Nvidia will still sell every chip it can make, but it no longer dictates all the terms of the AI boom. The power is shifting to the companies that control the physical components that feed the processors. Micron has positioned itself as the ultimate gatekeeper of data speed.
It's highly likely we'll see further consolidation of tech budgets around memory infrastructure. Companies that fail to secure long-term supply agreements with Micron or its peers will find themselves unable to run the next generation of massive language models efficiently.
Actionable Steps for Investors
The hardware side of the AI trade is changing fast. If you want to position your portfolio for this structural shift, sitting on your hands isn't an option.
First, reassess your exposure to pure-play chip designers versus integrated manufacturers. Designers are facing rising costs from foundries, while integrated manufacturers like Micron are capturing pure pricing power.

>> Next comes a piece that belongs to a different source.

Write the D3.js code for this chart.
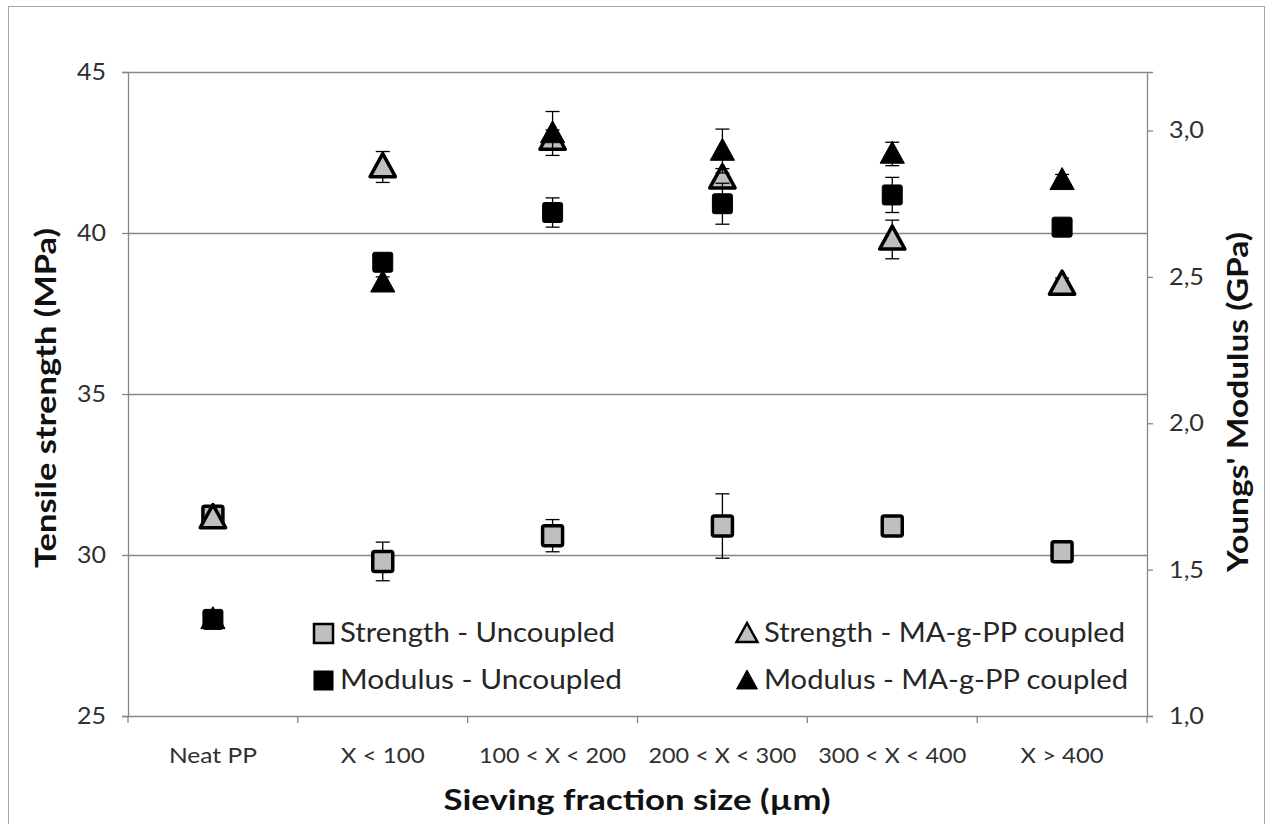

Second, pay close attention to the upcoming capital expenditure announcements from major tech companies. Look closely at how much money they're allocating to memory infrastructure versus compute infrastructure. If memory spending continues to climb as a percentage of total data center cost, Micron's runway is much longer than the consensus thinks.
Third, ignore the nominal stock price. A stock trading over $1,000 looks expensive to the untrained eye, but you have to look at the earnings multiple. When a company is growing earnings by hundreds of percent and guiding for $31 per share in a single quarter, the forward price-to-earnings ratio is surprisingly reasonable.
Stop waiting for the old memory cycle to return. It's dead, and Micron's 84.9% margin just buried it.